WebGL, etc. in the future

Tom McCauley

thomas.mccauley@cern.ch

University of Notre Dame, USA

HSF Visualization Workshop

28-30 Mar 2017, CERN

2014

  • Two applications: 1) a desktop application using Coin3D and Qt for making public event display images 2) a browser-based event display rendering in canvas for use by public in e.g. masterclasses (running client-server)
  • Both used same JSON input format
  • WebGL (via three.js) + HTML, CSS, etc.: lightweight application that fulfills both use cases and allows for even more future functionality
  • Right place and right time to develop iSpy WebGL

The advantages of a web-based application are well-known and well-covered in this and past workshops. So what could have been done better?
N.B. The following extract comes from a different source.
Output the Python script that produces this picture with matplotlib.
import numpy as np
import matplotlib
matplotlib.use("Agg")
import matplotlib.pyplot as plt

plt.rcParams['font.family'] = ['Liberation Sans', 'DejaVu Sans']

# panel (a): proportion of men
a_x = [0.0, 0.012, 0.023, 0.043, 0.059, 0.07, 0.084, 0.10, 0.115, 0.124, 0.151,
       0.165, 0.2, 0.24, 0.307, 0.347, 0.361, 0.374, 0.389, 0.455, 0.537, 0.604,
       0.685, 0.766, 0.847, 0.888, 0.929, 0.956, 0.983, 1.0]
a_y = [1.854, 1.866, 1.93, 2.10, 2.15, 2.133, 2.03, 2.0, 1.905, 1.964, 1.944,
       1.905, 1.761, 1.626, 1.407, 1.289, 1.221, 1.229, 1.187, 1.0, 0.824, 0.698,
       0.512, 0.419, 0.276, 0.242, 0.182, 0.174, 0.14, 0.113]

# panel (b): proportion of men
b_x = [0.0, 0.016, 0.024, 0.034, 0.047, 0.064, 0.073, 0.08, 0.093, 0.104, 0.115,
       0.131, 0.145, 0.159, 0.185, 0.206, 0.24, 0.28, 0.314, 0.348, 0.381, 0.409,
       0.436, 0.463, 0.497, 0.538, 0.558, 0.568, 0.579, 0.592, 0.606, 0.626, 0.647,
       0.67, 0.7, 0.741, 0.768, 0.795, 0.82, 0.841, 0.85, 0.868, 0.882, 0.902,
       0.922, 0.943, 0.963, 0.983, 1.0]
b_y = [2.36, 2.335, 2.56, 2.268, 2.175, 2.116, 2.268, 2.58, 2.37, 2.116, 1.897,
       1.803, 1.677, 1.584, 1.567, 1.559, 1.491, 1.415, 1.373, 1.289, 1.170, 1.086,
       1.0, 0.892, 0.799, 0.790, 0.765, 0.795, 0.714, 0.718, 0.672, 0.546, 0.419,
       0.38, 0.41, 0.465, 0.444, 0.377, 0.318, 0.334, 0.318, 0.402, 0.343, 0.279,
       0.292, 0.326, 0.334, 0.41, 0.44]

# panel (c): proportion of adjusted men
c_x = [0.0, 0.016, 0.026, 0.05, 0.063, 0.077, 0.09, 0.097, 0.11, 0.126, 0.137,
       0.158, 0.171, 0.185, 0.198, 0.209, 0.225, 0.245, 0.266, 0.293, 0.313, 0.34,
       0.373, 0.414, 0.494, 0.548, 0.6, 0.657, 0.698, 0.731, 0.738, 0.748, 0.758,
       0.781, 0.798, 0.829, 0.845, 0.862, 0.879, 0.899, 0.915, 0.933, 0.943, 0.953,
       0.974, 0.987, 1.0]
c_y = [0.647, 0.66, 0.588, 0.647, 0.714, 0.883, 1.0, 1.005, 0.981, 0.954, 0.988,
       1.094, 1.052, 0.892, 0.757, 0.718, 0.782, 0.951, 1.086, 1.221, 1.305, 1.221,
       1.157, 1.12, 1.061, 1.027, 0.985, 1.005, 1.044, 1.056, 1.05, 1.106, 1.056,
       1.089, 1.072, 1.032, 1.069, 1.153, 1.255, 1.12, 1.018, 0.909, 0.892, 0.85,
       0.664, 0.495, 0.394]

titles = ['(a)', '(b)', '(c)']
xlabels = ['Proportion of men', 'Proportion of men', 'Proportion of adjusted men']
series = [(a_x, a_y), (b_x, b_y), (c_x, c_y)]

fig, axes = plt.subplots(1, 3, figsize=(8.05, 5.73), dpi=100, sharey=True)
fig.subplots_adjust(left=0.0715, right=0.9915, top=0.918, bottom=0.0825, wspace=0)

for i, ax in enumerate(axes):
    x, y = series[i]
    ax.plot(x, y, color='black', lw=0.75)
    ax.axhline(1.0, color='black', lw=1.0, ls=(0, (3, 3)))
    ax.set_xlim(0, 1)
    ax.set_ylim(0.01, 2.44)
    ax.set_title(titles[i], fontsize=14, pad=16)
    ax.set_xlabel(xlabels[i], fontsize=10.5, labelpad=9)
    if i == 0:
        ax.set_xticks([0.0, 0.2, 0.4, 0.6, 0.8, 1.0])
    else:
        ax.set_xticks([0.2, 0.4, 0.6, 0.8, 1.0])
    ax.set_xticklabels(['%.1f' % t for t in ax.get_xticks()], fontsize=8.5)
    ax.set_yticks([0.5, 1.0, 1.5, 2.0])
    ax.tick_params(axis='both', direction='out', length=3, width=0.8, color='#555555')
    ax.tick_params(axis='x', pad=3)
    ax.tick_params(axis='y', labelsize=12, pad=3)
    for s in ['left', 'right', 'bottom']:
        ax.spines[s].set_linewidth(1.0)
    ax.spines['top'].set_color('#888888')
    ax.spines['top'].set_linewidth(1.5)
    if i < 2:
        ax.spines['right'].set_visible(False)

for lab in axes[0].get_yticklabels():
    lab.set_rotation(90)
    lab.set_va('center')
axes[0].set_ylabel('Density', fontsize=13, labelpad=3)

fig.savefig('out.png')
  • If I had to do it over (and actually I have at least once for a non-CMS use-case): I would have separated better the data model from the views and controls.
  • After all, there are things like MVC (model-view-control) frameworks for a reason

If I had started now (or in the future) and want to visualize my experiment’s data with WebGL what would I want? Another way to put it: what would make my job easier and increase productivity?
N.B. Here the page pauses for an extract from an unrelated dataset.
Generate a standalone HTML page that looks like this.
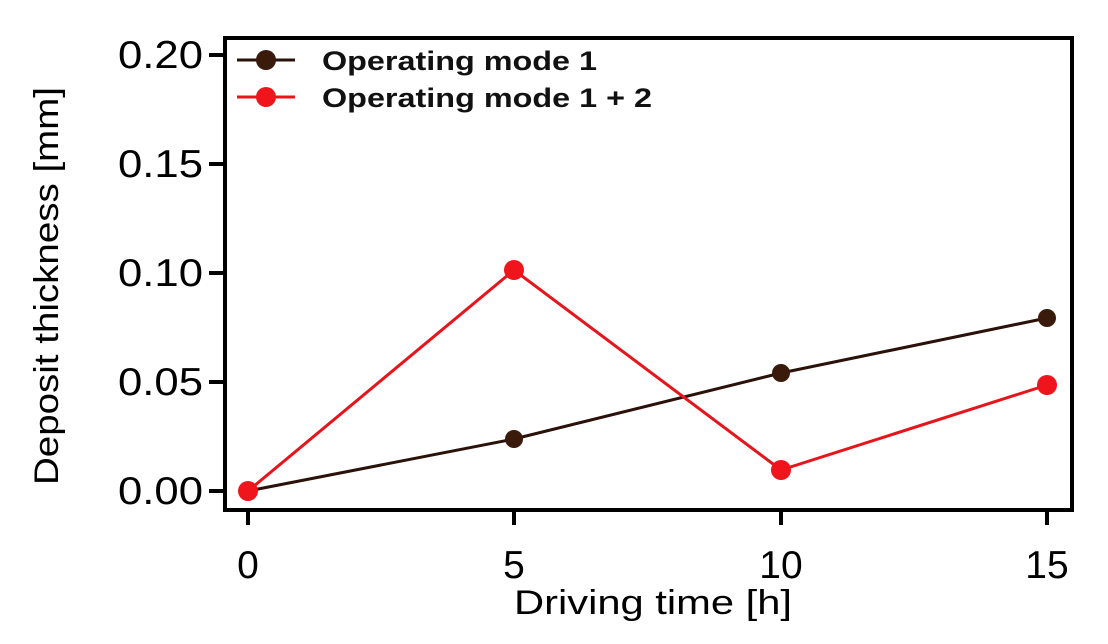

  • Common input format? For the physics use-case many things are generic
  • Don’t want to re-invent the wheel (although sometimes writing a new thing from scratch is fun and more importantly educational)
  • Have a framework that supports common views: table, tree, 3D, R$\Phi$, RZ, lego, ...
  • Package for converting my data to THREE.Object3D (I am probably making the not-bad assumption that three.js is the WebGL library used; at least 3 LHC experiments use it now)
  • Common way to handle geometry (SketchUp geometry came later and helped)

var track_style = {
	color: 'rgb(100%, 100%, 0%)',
	opacity: 0.9,
	linewidth: 1.0
};

app.data_objs = {
	'Tracks_V2': {
		type: app.POLYLINE,
		on: true,
		group: 'Tracking', name: 'Tracks',
		fn: hepvis.makeTracks,
		style: track_style
	}
};
					

Will commons tools exist in the future?

  • “Not invented here”
  • Crazy for each experiment now to write their own simulation package like Geant4; event display isn’t as large a task as simulation (but it isn’t necessarily a small one either) so perhaps experiments can and will write their own displays without common tools
  • Convergence on what common tools might be?
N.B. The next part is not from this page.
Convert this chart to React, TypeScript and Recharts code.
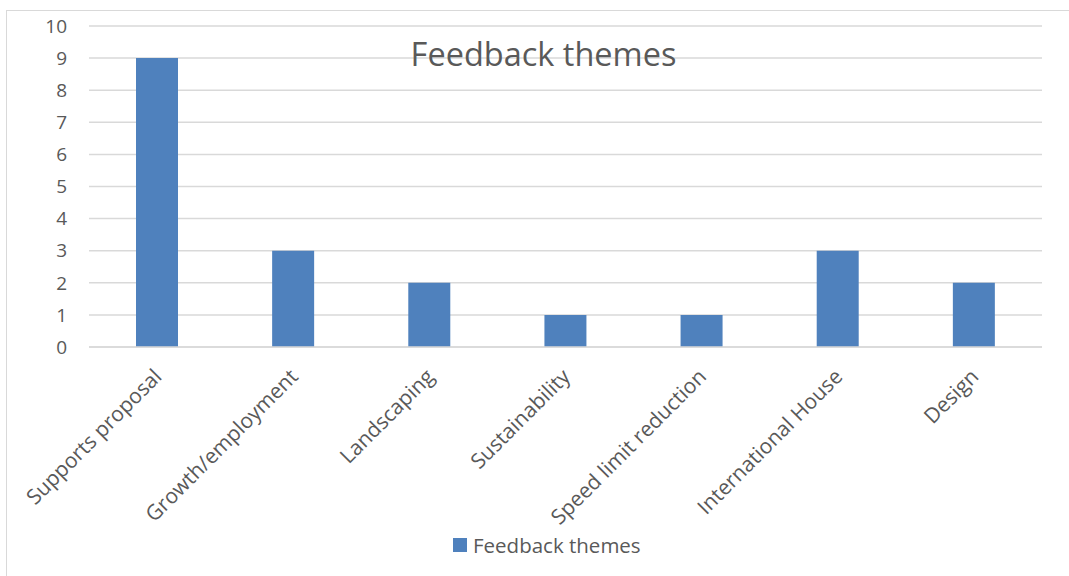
import React from "react";
import { BarChart, Bar, XAxis, YAxis, CartesianGrid } from "recharts";

const themes = [
  "Supports proposal",
  "Growth/employment",
  "Landscaping",
  "Sustainability",
  "Speed limit reduction",
  "International House",
  "Design",
];
const counts = [9, 3, 2, 1, 1, 3, 2];
const yTicks = [0, 1, 2, 3, 4, 5, 6, 7, 8, 9, 10];

const seriesName = "Feedback themes";
const barColor = "#4F81BD";
const textColor = "#595959";
const font = "'Open Sans', sans-serif";

const data = themes.map((t, i) => ({ theme: t, value: counts[i] }));

// rotated category label, its end sits just below-right of the tick
function AngledTick(props: any) {
  const { x, y, payload } = props;
  const px = x + 6;
  const py = y + 31;
  return (
    <text
      x={px}
      y={py}
      textAnchor="end"
      fill={textColor}
      fontSize={21}
      fontFamily={font}
      transform={`rotate(-45, ${px}, ${py})`}
    >
      {payload.value}
    </text>
  );
}

export default function App() {
  return (
    <div style={{ position: "absolute", left: 0, top: 0, width: 1069, height: 576, background: "#fff", overflow: "hidden" }}>
      {/* chart frame */}
      <div
        style={{
          position: "absolute",
          left: 6,
          top: 10,
          width: 1080,
          height: 600,
          border: "1px solid #D9D9D9",
          boxSizing: "border-box",
        }}
      />
      <BarChart
        width={1069}
        height={576}
        data={data}
        margin={{ top: 26, right: 27, left: 29, bottom: 49 }}
        style={{ position: "absolute", left: 0, top: 0 }}
      >
        <CartesianGrid vertical={false} stroke="#D9D9D9" strokeWidth={1.5} />
        <YAxis
          width={60}
          domain={[0, 10]}
          ticks={yTicks}
          interval={0}
          axisLine={false}
          tickLine={false}
          tickSize={0}
          tickMargin={22}
          tick={{ fill: textColor, fontSize: 19, fontFamily: font }}
        />
        <XAxis
          dataKey="theme"
          height={180}
          interval={0}
          axisLine={{ stroke: "#D9D9D9", strokeWidth: 1.5 }}
          tickLine={false}
          tickSize={0}
          tickMargin={0}
          tick={<AngledTick />}
        />
        <Bar dataKey="value" name={seriesName} fill={barColor} barSize={42} isAnimationActive={false} />
      </BarChart>
      <div
        style={{
          position: "absolute",
          left: 0,
          width: 1069,
          top: 34,
          textAlign: "center",
          fontFamily: font,
          fontSize: 32.5,
          color: textColor,
          pointerEvents: "none",
          lineHeight: "40px",
          paddingLeft: 18,
          boxSizing: "border-box",
        }}
      >
        {seriesName}
      </div>
      <div
        style={{
          position: "absolute",
          left: 453,
          top: 531,
          display: "flex",
          alignItems: "center",
          fontFamily: font,
          fontSize: 20.5,
          color: textColor,
          whiteSpace: "nowrap",
        }}
      >
        <span style={{ display: "inline-block", width: 14, height: 14, background: barColor, marginRight: 6 }} />
        <span style={{ lineHeight: "28px" }}>{seriesName}</span>
      </div>
    </div>
  );
}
Will commons tools exist in the future?

  • Is the time spent learning such tools < the time one could spend just writing from scratch?
  • Need a critical mass of community size using and developing
  • Need a good API, documentation (obviously)
  • Open-source

In the future (not necessarily just with WebGL)

  • Touch devices: tablets, phones, touch screens
  • What are the possibilities of AR?
  • What are the possibilities of VR? (CMS is developing ideas using Unity)
  • How and if to support? Game engine ("One Ring" to rule them all: desktop, VR, Web)?